Il parere del Csm, invece, sottolinea il tendenziale contrasto della proposta di riforma con gli articoli 109 (“l’autorità giudiziaria dispone direttamente della polizia giudiziaria”) e 112 (“il Pm ha l’obbligo di esercitare l’azione penale”) della Carta fondamentale soprattutto perché la sottrazione al Pm dell’iniziativa nella ricerca delle notizie di reato e l’attribuzione del relativo potere-dovere in via esclusiva alla polizia giudiziaria finirebbe per consegnare delicate scelte investigative a quest’ultima che, com’è risaputo, dipende in via gerarchica dal potere esecutivo. Quest’ultimo sarebbe in grado di condizionarne pesantemente l’attività, con gli inevitabili rischi di interferenza di scelte politiche nell’amministrazione della giustizia a scapito dei principi di legalità, di eguaglianza davanti alla legge, di obbligatorietà nell’esercizio dell’azione penale.
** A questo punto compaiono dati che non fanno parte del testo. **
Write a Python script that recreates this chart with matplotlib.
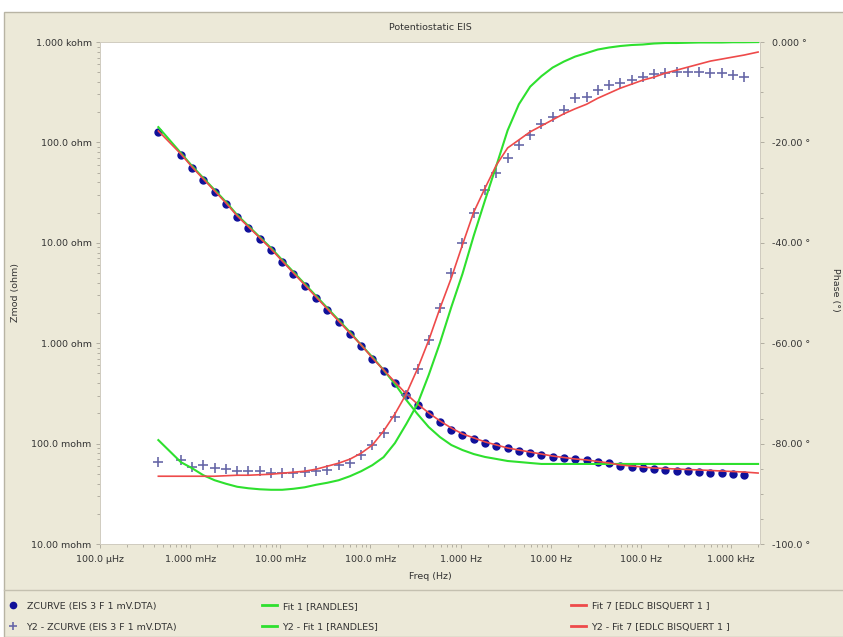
import numpy as np
import matplotlib
matplotlib.use("Agg")
import matplotlib.pyplot as plt
from matplotlib.patches import Rectangle
from matplotlib.lines import Line2D
from matplotlib.ticker import FixedLocator, NullFormatter, LogLocator

# ---- data ----
freq = [4.44e-4,
        7.90e-4, 1.05e-3, 1.40e-3, 1.87e-3, 2.50e-3, 3.33e-3, 4.44e-3, 5.92e-3,
        7.90e-3, 1.05e-2, 1.40e-2, 1.87e-2, 2.50e-2, 3.33e-2, 4.44e-2, 5.92e-2,
        7.90e-2, 0.105, 0.140, 0.187, 0.250, 0.333, 0.444, 0.592,
        0.790, 1.05, 1.40, 1.87, 2.50, 3.33, 4.44, 5.92,
        7.90, 10.5, 14.0, 18.7, 25.0, 33.3, 44.4, 59.2,
        79.0, 105, 140, 187, 250, 333, 444, 592,
        790, 1050, 1400]

zmod = [127, 75.0, 55.6, 42.2, 32.1, 24.3, 18.1, 14.0, 10.9,
        8.48, 6.44, 4.89, 3.71, 2.82, 2.14, 1.63, 1.24,
        0.938, 0.696, 0.529, 0.402, 0.305, 0.242, 0.197, 0.164,
        0.137, 0.122, 0.111, 0.101, 0.0946, 0.0904, 0.0844, 0.0806,
        0.0769, 0.0735, 0.0719, 0.0703, 0.0687, 0.0656, 0.0641, 0.0598,
        0.0585, 0.0571, 0.0558, 0.0546, 0.0533, 0.0533, 0.0521, 0.0509,
        0.0509, 0.0498, 0.0486]

phase = [-83.7, -83.3, -84.7, -84.3, -84.9, -85.1, -85.5, -85.5, -85.5,
         -85.9, -85.9, -85.9, -85.7, -85.5, -85.3, -84.3, -83.9,
         -82.3, -80.3, -77.9, -74.7, -70.3, -65.1, -59.4, -53.0,
         -46.0, -40.0, -34.0, -29.5, -26.0, -23.1, -20.5, -18.5,
         -16.3, -14.9, -13.5, -11.2, -11.0, -9.6, -8.6, -8.2,
         -7.6, -7.0, -6.4, -6.2, -6.0, -6.0, -6.0, -6.2,
         -6.2, -6.6, -7.0]

# fit curves evaluated at the same frequencies + one at the top end
fit_freq = freq + [2000]

fit1_zmod = [142, 78.3, 58.2, 44.2, 33.6, 25.5, 18.9, 14.7, 11.4,
             8.88, 6.74, 5.12, 3.89, 2.95, 2.24, 1.70, 1.29,
             0.959, 0.729, 0.541, 0.393, 0.272, 0.197, 0.146, 0.116,
             0.0968, 0.0863, 0.0787, 0.0736, 0.0703, 0.0671, 0.0656, 0.0641,
             0.0627, 0.0627, 0.0627, 0.0627, 0.0627, 0.0627, 0.0627, 0.0627,
             0.0627, 0.0627, 0.0627, 0.0627, 0.0627, 0.0627, 0.0627, 0.0627,
             0.0627, 0.0627, 0.0627, 0.0627]

fit1_phase = [-79.3, -83.7, -84.9, -86.3, -87.3, -88.0, -88.6, -88.9, -89.1,
              -89.2, -89.2, -89.0, -88.7, -88.2, -87.8, -87.3, -86.5,
              -85.5, -84.3, -82.7, -79.9, -76.1, -72.1, -66.3, -59.9,
              -52.8, -46.2, -38.6, -31.5, -24.6, -17.6, -12.4, -8.9,
              -6.8, -5.1, -3.9, -2.9, -2.2, -1.5, -1.1, -0.8,
              -0.6, -0.5, -0.3, -0.2, -0.2, -0.15, -0.1, -0.1,
              -0.1, -0.05, -0.05, -0.02]

fit7_zmod = [130, 76.6, 56.9, 43.2, 32.8, 24.9, 18.5, 14.4, 11.2,
             8.67, 6.59, 5.00, 3.80, 2.88, 2.19, 1.66, 1.26,
             0.959, 0.713, 0.541, 0.411, 0.312, 0.248, 0.202, 0.168,
             0.143, 0.125, 0.114, 0.104, 0.0968, 0.0904, 0.0863, 0.0824,
             0.0787, 0.0752, 0.0727, 0.0703, 0.0687, 0.0664, 0.0641, 0.0612,
             0.0598, 0.0585, 0.0571, 0.0565, 0.0558, 0.0552, 0.0546, 0.0540,
             0.0533, 0.0527, 0.0521, 0.0509]

fit7_phase = [-86.5, -86.5, -86.5, -86.5, -86.5, -86.4, -86.3, -86.3, -86.2,
              -86.1, -85.9, -85.7, -85.5, -85.1, -84.5, -83.9, -83.1,
              -81.9, -80.3, -77.5, -74.1, -70.1, -65.1, -59.4, -53.0,
              -47.0, -40.4, -33.9, -29.1, -24.5, -21.1, -19.5, -17.9,
              -16.7, -15.5, -14.3, -13.3, -12.4, -11.2, -10.2, -9.2,
              -8.4, -7.6, -7.0, -6.2, -5.6, -5.0, -4.4, -3.8,
              -3.4, -3.0, -2.6, -2.0]

x_ticks = [1e-4, 1e-3, 1e-2, 1e-1, 1, 10, 100, 1000]
x_ticklabels = ["100.0 µHz", "1.000 mHz", "10.00 mHz", "100.0 mHz",
                "1.000 Hz", "10.00 Hz", "100.0 Hz", "1.000 kHz"]
z_ticks = [0.01, 0.1, 1, 10, 100, 1000]
z_ticklabels = ["10.00 mohm", "100.0 mohm", "1.000 ohm", "10.00 ohm",
                "100.0 ohm", "1.000 kohm"]
ph_ticks = [-100, -80, -60, -40, -20, 0]
ph_ticklabels = ["-100.0 °", "-80.00 °", "-60.00 °", "-40.00 °", "-20.00 °", "0.000 °"]

labels = ["ZCURVE (EIS 3 F 1 mV.DTA)", "Y2 - ZCURVE (EIS 3 F 1 mV.DTA)",
          "Fit 1 [RANDLES]", "Y2 - Fit 1 [RANDLES]",
          "Fit 7 [EDLC BISQUERT 1 ]", "Y2 - Fit 7 [EDLC BISQUERT 1 ]"]

# ---- style ----
plt.rcParams['font.family'] = 'DejaVu Sans'
plt.rcParams['font.size'] = 6.8
bg = '#ece9d8'
txt = '#333333'
blue = '#10109a'
cross = '#6868a8'
green = '#2ee02e'
red = '#ee4a4a'

W, H = 843, 637
fig = plt.figure(figsize=(W / 100, H / 100), dpi=100)
fig.patch.set_facecolor('white')
fig.add_artist(Rectangle((4 / W, 0), 1, 1 - 12 / H, transform=fig.transFigure,
                         facecolor=bg, edgecolor='#b8b4a4', lw=1, zorder=-10))
fig.add_artist(Line2D([4 / W, 1], [1 - 590 / H, 1 - 590 / H], transform=fig.transFigure,
                      color='#c4c0b0', lw=1))

ax = fig.add_axes([100 / W, 1 - 544 / H, 660 / W, 502 / H])
ax.set_facecolor('white')
ax.set_xscale('log')
ax.set_yscale('log')
ax.set_xlim(1e-4, 2.1e3)
ax.set_ylim(0.01, 1000)

ax.plot(freq, zmod, 'o', color=blue, ms=5, mec=blue, zorder=2)
ax.plot(fit_freq, fit1_zmod, color=green, lw=1.5, zorder=3)
ax.plot(fit_freq, fit7_zmod, color=red, lw=1.2, zorder=4)

ax2 = ax.twinx()
ax2.set_ylim(-100, 0)
ax2.plot(freq, phase, '+', color=cross, ms=6.5, mew=1.2, zorder=2)
ax2.plot(fit_freq, fit1_phase, color=green, lw=1.5, zorder=3)
ax2.plot(fit_freq, fit7_phase, color=red, lw=1.2, zorder=4)

for a in (ax, ax2):
    for s in a.spines.values():
        s.set_color('#d0ccc0')
        s.set_linewidth(0.6)

ax.xaxis.set_major_locator(FixedLocator(x_ticks))
ax.set_xticklabels(x_ticklabels)
ax.xaxis.set_minor_locator(LogLocator(base=10, subs=np.arange(2, 10)))
ax.xaxis.set_minor_formatter(NullFormatter())
ax.yaxis.set_major_locator(FixedLocator(z_ticks))
ax.set_yticklabels(z_ticklabels)
ax.yaxis.set_minor_locator(LogLocator(base=10, subs=np.arange(2, 10)))
ax.yaxis.set_minor_formatter(NullFormatter())
ax.tick_params(which='both', direction='out', color='#a8a498', labelcolor=txt, width=0.6)
ax.tick_params(which='major', length=3, pad=3)
ax.tick_params(which='minor', length=2)
ax.tick_params(axis='x', which='major', pad=5)

ax2.set_yticks(ph_ticks)
ax2.set_yticklabels(ph_ticklabels)
ax2.set_yticks(np.arange(-95, 0, 5), minor=True)
ax2.tick_params(which='both', direction='out', color='#a8a498', labelcolor=txt, width=0.6)
ax2.tick_params(which='major', length=3, pad=6)
ax2.tick_params(which='minor', length=2)

ax.set_title("Potentiostatic EIS", color=txt, fontsize=6.8, pad=9)
ax.set_xlabel("Freq (Hz)", color=txt, labelpad=6)
ax.set_ylabel("Zmod (ohm)", color=txt, labelpad=8)
fig.text(835 / W, 0.545, "Phase (°)", rotation=270, ha='center', va='center',
         color=txt, fontsize=6.8)

# legend, three columns of two rows
handles = [Line2D([], [], ls='none', marker='o', color=blue, ms=4.5),
           Line2D([], [], ls='none', marker='+', color=cross, ms=6, mew=1.2),
           Line2D([], [], color=green, lw=2),
           Line2D([], [], color=green, lw=2),
           Line2D([], [], color=red, lw=2),
           Line2D([], [], color=red, lw=2)]
col_x = [2, 258, 567]
for i, cx in enumerate(col_x):
    leg = fig.legend(handles[2 * i:2 * i + 2], labels[2 * i:2 * i + 2],
                     loc='upper left', bbox_to_anchor=(cx / W, 1 - 598 / H),
                     frameon=False, fontsize=6.8, handlelength=1.6,
                     handletextpad=0.6, labelspacing=1.25, borderaxespad=0)
    for t in leg.get_texts():
        t.set_color(txt)

fig.savefig("out.png", dpi=100, facecolor=fig.get_facecolor())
In realtà, è innegabile che, per quanto efficiente un sistema repressivo penale possa risultare, gran parte dei reati commessi rimangono impuniti: l’impossibilità di perseguire tutti i reati e la conseguente necessità di scelte selettive rendono l’obbligatorietà dell’azione penale un valore ed un principio non solo astratto, ma – paradossalmente – costringono a chiarire quali siano le concrete opzioni poste alla base di tale selezione. In tal senso, non basta (come invece fa il Csm nel proprio parere) accontentarsi di prescrizioni squisitamente formali per essere sicuri della reale indipendenza del Pm, o dell’effettività di un controllo sulle risorse destinate ai soli reati su cui si focalizza l’attenzione investigativa. Forse, proprio l’impossibilità di arginare altrimenti le scelte discrezionali di troppi Pm può aver indotto l’esecutivo a rimodulare i rapporti tra le Procure della Repubblica e gli organi di polizia giudiziaria ad esse collegati, anche se il tentativo proposto dal Governo è ben lungi dall’essere adeguato ad una reale soluzione del problema.
Il ddl sulla riforma del processo penale, in ogni caso, è stato già rinviato all’autunno dal Senato in tempo perché, ove lo si voglia, si ponderino i rilievi critici espressi dal Csm che, anch’esso dopo la pausa estiva, prenderà in considerazione la restante parte della proposta governativa.